A thousand letters on the Internet

This first public presentation of the letters is the start of something bigger: “The letters donated by Ms. Niki Stavrou form part of an important research project that is being conducted by the museum: the digitization, transcription, translation and documentation of 1,000 of the author’s letters, with a view to their being posted on the museum’s website”, Paraskevi Vasiliadis, the curator of collections and deputy director of the museum, explains. “The project, which forms part of the Leader program of the Heraklion Development Agency, will be completed in September. We hope the result will be the ground-breaking digital edition bringing together all the author’s correspondence, which the museum team has been dreaming of for a decade now.”

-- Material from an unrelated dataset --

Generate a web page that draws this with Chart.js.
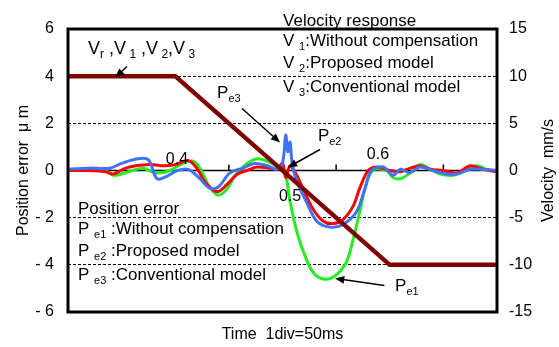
<!DOCTYPE html>
<html>
<head>
<meta charset="utf-8">
<script src="https://cdn.jsdelivr.net/npm/chart.js@4/dist/chart.umd.min.js"></script>
<style>
  html, body { margin: 0; padding: 0; background: #fff; }
  #wrap { width: 559px; height: 347px; }
</style>
</head>
<body>
<div id="wrap"><canvas id="chart" width="559" height="347"></canvas></div>
<script>
// time in seconds
const velTime = [0.3, 0.4, 0.6, 0.7];
const velValues = [10, 10, -10, -10];

// Pe1 - without compensation (green)
const pe1Time = [0.300, 0.311, 0.325, 0.335, 0.342, 0.350, 0.360, 0.370, 0.378, 0.386, 0.395, 0.405, 0.416, 0.423, 0.432, 0.440, 0.448, 0.456, 0.467, 0.477, 0.488, 0.497, 0.502, 0.507, 0.514, 0.523, 0.530, 0.538, 0.546, 0.553, 0.560, 0.566, 0.572, 0.577, 0.584, 0.597, 0.603, 0.610, 0.619, 0.628, 0.638, 0.647, 0.659, 0.670, 0.681, 0.690, 0.700];
const pe1Values = [0.0, 0.05, 0.0, 0.0, -0.2, -0.15, 0.0, 0.1, -0.05, -0.1, 0.0, 0.25, 0.4, 0.1, -0.7, -1.05, -0.8, -0.2, 0.3, 0.5, 0.35, 0.1, 0.0, -1.3, -2.7, -3.85, -4.4, -4.6, -4.55, -4.3, -3.85, -2.9, -1.75, -0.75, 0.0, 0.0, -0.3, -0.35, -0.1, 0.25, 0.05, -0.15, -0.2, 0.0, 0.2, 0.05, -0.05];

// Pe2 - proposed model (red)
const pe2Time = [0.300, 0.320, 0.335, 0.342, 0.355, 0.376, 0.390, 0.400, 0.412, 0.420, 0.428, 0.439, 0.448, 0.458, 0.467, 0.476, 0.488, 0.495, 0.500, 0.503, 0.507, 0.512, 0.519, 0.528, 0.538, 0.547, 0.556, 0.566, 0.572, 0.580, 0.588, 0.600, 0.610, 0.619, 0.628, 0.638, 0.650, 0.663, 0.675, 0.687, 0.700];
const pe2Values = [0.0, 0.0, -0.05, -0.15, 0.12, 0.25, 0.2, 0.25, 0.42, 0.1, -0.5, -0.9, -0.6, -0.15, 0.0, 0.15, 0.1, 0.05, 0.3, -0.3, 0.2, -0.1, -0.75, -1.6, -2.15, -2.25, -2.1, -1.5, -0.75, 0.0, 0.15, 0.0, -0.05, 0.1, 0.2, 0.05, 0.0, -0.1, 0.2, 0.05, -0.05];

// Pe3 - conventional model (blue)
const pe3Time = [0.300, 0.320, 0.339, 0.350, 0.365, 0.375, 0.383, 0.392, 0.402, 0.412, 0.422, 0.432, 0.440, 0.451, 0.463, 0.474, 0.486, 0.495, 0.500, 0.503, 0.505, 0.507, 0.509, 0.513, 0.523, 0.532, 0.544, 0.556, 0.569, 0.577, 0.583, 0.594, 0.603, 0.610, 0.619, 0.628, 0.640, 0.653, 0.663, 0.675, 0.687, 0.700];
const pe3Values = [0.05, 0.1, 0.1, 0.3, 0.5, 0.45, -0.35, -0.25, 0.0, 0.05, -0.3, -0.75, -0.7, -0.1, 0.1, 0.3, 0.2, 0.05, 0.3, 1.5, 0.8, 1.2, 0.3, -0.4, -1.4, -2.15, -2.4, -2.3, -1.75, -0.75, 0.0, 0.15, -0.2, 0.05, -0.1, 0.15, 0.0, -0.15, -0.15, 0.05, 0.05, 0.0];

// small tick marks on the zero line
const zeroTicks = [0.45, 0.55, 0.65];

function toPoints(xs, ys) {
  return xs.map((x, i) => ({ x: x, y: ys[i] }));
}

const FONT = '"Liberation Sans", Arial, sans-serif';

// text labels, in data units (x: s, y: position error)
const labels = [
  { parts: [["V", 0], ["r", 1], [" ,V", 0], [" 1", 1], [" ,V", 0], [" 2", 1], [",V", 0], [" 3", 1]], x: 0.3187, y: 5.17, size: 18 },
  { parts: [["P", 0], ["e3", 1]], x: 0.439, y: 3.26, size: 17 },
  { parts: [["P", 0], ["e2", 1]], x: 0.533, y: 1.44, size: 17 },
  { parts: [["P", 0], ["e1", 1]], x: 0.605, y: -4.92, size: 17 },
  { parts: [["0.4", 0]], x: 0.4016, y: 0.45, size: 16, align: "center" },
  { parts: [["0.5", 0]], x: 0.507, y: -1.1, size: 16, align: "center" },
  { parts: [["0.6", 0]], x: 0.589, y: 0.68, size: 16, align: "center" },
  { parts: [["Velocity response", 0]], x: 0.5005, y: 6.31, size: 17 },
  { parts: [["V ", 0], ["1", 1], [":Without compensation", 0]], x: 0.5005, y: 5.47, size: 17 },
  { parts: [["V ", 0], ["2", 1], [":Proposed model", 0]], x: 0.5005, y: 4.53, size: 17 },
  { parts: [["V ", 0], ["3", 1], [":Conventional model", 0]], x: 0.5005, y: 3.52, size: 17 },
  { parts: [["Position error", 0]], x: 0.3093, y: -1.65, size: 17 },
  { parts: [["P ", 0], ["e1", 1], [" :Without compensation", 0]], x: 0.3093, y: -2.5, size: 17 },
  { parts: [["P ", 0], ["e2", 1], [" :Proposed model", 0]], x: 0.3093, y: -3.43, size: 17 },
  { parts: [["P ", 0], ["e3", 1], [" :Conventional model", 0]], x: 0.3093, y: -4.45, size: 17 },
];

const arrows = [
  { from: [0.355, 4.41], to: [0.344, 3.94] },
  { from: [0.4622, 2.63], to: [0.4977, 1.19] },
  { from: [0.535, 0.89], to: [0.505, 0.13] },
  { from: [0.595, -4.88], to: [0.549, -4.58] },
];

function drawRich(ctx, item, px, py) {
  const size = item.size;
  let total = 0;
  item.parts.forEach((p) => {
    ctx.font = (p[1] ? Math.round(size * 0.65) : size) + "px " + FONT;
    total += ctx.measureText(p[0]).width;
  });
  let cx = item.align === "center" ? px - total / 2 : px;
  item.parts.forEach((p) => {
    ctx.font = (p[1] ? Math.round(size * 0.65) : size) + "px " + FONT;
    ctx.fillText(p[0], cx, p[1] ? py + size * 0.32 : py);
    cx += ctx.measureText(p[0]).width;
  });
}

const decorPlugin = {
  id: "decor",
  beforeDatasetsDraw(chart) {
    const ctx = chart.ctx;
    const xs = chart.scales.x;
    const ys = chart.scales.y;
    const area = chart.chartArea;
    const y0 = ys.getPixelForValue(0);
    ctx.save();
    ctx.strokeStyle = "#000";
    ctx.lineWidth = 1.5;
    ctx.beginPath();
    ctx.moveTo(area.left, y0);
    ctx.lineTo(area.right, y0);
    zeroTicks.forEach((t) => {
      const px = xs.getPixelForValue(t);
      ctx.moveTo(px, y0);
      ctx.lineTo(px, y0 - 6);
    });
    ctx.stroke();
    ctx.restore();
  },
  afterDraw(chart) {
    const ctx = chart.ctx;
    const xs = chart.scales.x;
    const ys = chart.scales.y;
    const area = chart.chartArea;
    ctx.save();
    // frame
    ctx.strokeStyle = "#000";
    ctx.lineWidth = 3;
    ctx.strokeRect(area.left, area.top, area.right - area.left, area.bottom - area.top);

    // labels
    ctx.fillStyle = "#000";
    ctx.textBaseline = "middle";
    ctx.textAlign = "left";
    labels.forEach((item) => {
      drawRich(ctx, item, xs.getPixelForValue(item.x), ys.getPixelForValue(item.y));
    });

    // arrows
    ctx.lineWidth = 1.5;
    arrows.forEach((a) => {
      const x1 = xs.getPixelForValue(a.from[0]);
      const y1 = ys.getPixelForValue(a.from[1]);
      const x2 = xs.getPixelForValue(a.to[0]);
      const y2 = ys.getPixelForValue(a.to[1]);
      const ang = Math.atan2(y2 - y1, x2 - x1);
      ctx.beginPath();
      ctx.moveTo(x1, y1);
      ctx.lineTo(x2 - 6 * Math.cos(ang), y2 - 6 * Math.sin(ang));
      ctx.stroke();
      ctx.beginPath();
      ctx.moveTo(x2, y2);
      ctx.lineTo(x2 - 10 * Math.cos(ang - 0.4), y2 - 10 * Math.sin(ang - 0.4));
      ctx.lineTo(x2 - 10 * Math.cos(ang + 0.4), y2 - 10 * Math.sin(ang + 0.4));
      ctx.closePath();
      ctx.fill();
    });

    // axis titles
    ctx.font = "16px " + FONT;
    ctx.textAlign = "center";
    ctx.fillText("Time  1div=50ms", (area.left + area.right) / 2, 335);
    ctx.save();
    ctx.translate(24, (area.top + area.bottom) / 2);
    ctx.rotate(-Math.PI / 2);
    ctx.fillText("Position error  \u03bc m", 0, 0);
    ctx.restore();
    ctx.save();
    ctx.translate(549, (area.top + area.bottom) / 2);
    ctx.rotate(-Math.PI / 2);
    ctx.fillText("Velocity  mm/s", 0, 0);
    ctx.restore();
    ctx.restore();
  },
};

const ctx = document.getElementById("chart").getContext("2d");
const chart = new Chart(ctx, {
  type: "line",
  data: {
    datasets: [
      {
        label: "V",
        data: toPoints(velTime, velValues),
        yAxisID: "y2",
        borderColor: "#800000",
        borderWidth: 4.5,
        tension: 0,
      },
      {
        label: "Pe3",
        data: toPoints(pe3Time, pe3Values),
        yAxisID: "y",
        borderColor: "#3f72f5",
        borderWidth: 3,
        tension: 0.35,
      },
      {
        label: "Pe2",
        data: toPoints(pe2Time, pe2Values),
        yAxisID: "y",
        borderColor: "#ff0000",
        borderWidth: 3,
        tension: 0.35,
      },
      {
        label: "Pe1",
        data: toPoints(pe1Time, pe1Values),
        yAxisID: "y",
        borderColor: "#22ee22",
        borderWidth: 3,
        tension: 0.35,
      },
    ],
  },
  options: {
    responsive: false,
    animation: false,
    elements: { point: { radius: 0 } },
    layout: { padding: { top: 29, left: 0, right: 0, bottom: 0 } },
    plugins: { legend: { display: false }, tooltip: { enabled: false } },
    scales: {
      x: {
        type: "linear",
        min: 0.3,
        max: 0.7,
        ticks: { display: false },
        grid: { display: false },
        border: { display: false },
        afterFit: (s) => { s.height = 35; },
      },
      y: {
        position: "left",
        min: -6,
        max: 6,
        ticks: {
          stepSize: 2,
          padding: 14,
          color: "#000",
          font: { family: FONT, size: 16 },
          callback: (v) => (v < 0 ? "- " + Math.abs(v) : String(v)),
        },
        grid: {
          drawTicks: false,
          lineWidth: 1,
          color: (c) => ([2, 4, -2, -4].includes(c.tick && c.tick.value) ? "#000" : "rgba(0,0,0,0)"),
        },
        border: { display: false, dash: [3, 2] },
        afterFit: (s) => { s.width = 68; },
      },
      y2: {
        position: "right",
        min: -15,
        max: 15,
        ticks: {
          stepSize: 5,
          padding: 12,
          color: "#000",
          font: { family: FONT, size: 16 },
        },
        grid: { display: false, drawTicks: false },
        border: { display: false },
        afterFit: (s) => { s.width = 62; },
      },
    },
  },
  plugins: [decorPlugin],
});
</script>
</body>
</html>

Having invested in outreach activities and introducing a new public to Kazantzakis’ work and world, the museum is gradually evolving into an important archival institution. The manuscript of Paraskevi Vasiliadis’ unpublished novel The Ascent was discovered in its collections, while pleasant surprises await scholars of Kazantzakis’ correspondence. “The ongoing eleven-year sponsorship provided by the museum’s major benefactor, Evangelos Marinakis, has been invested in human resources, in organizing the collections, and in the design of educational activities. The museum is constantly developing and our aim is to evolve still further”, emphasizes its director Marilena Milathianaki, who is continuing the work done by Varvara Tsaka during her two decades in the post. Now equipped with the requisite facilities and equipment, to press on with the task of documenting, sorting and digitization its collections, the first private museum on Crete officially recognized by the Ministry of Culture, in 2022, is creating infrastructure for research. We made use of the new research tools ourselves, and experienced the joys of conducting research in the museum’s archives as we prepared the tributes to Kazantzakis to be published in the “Books” supplement of To Vima in August.

“The eternal complaint”

Eleni Samiou’s place in Kazantzakis’ life and work deserves to be thoroughly researched. Until then, we shall return to the tribute the author made to her in 1933:

“My beloved, I am going into Aegina Town now to post this letter. I have nothing to add, save my eternal regret that we are apart. If my letters of the last few months survive, anyone that leafs through them, yellowed as they will be by then, in search of material to add to my biography, will say I surely never loved anyone like that girl with the initials E.S. who must be … and then they’ll say Your name.”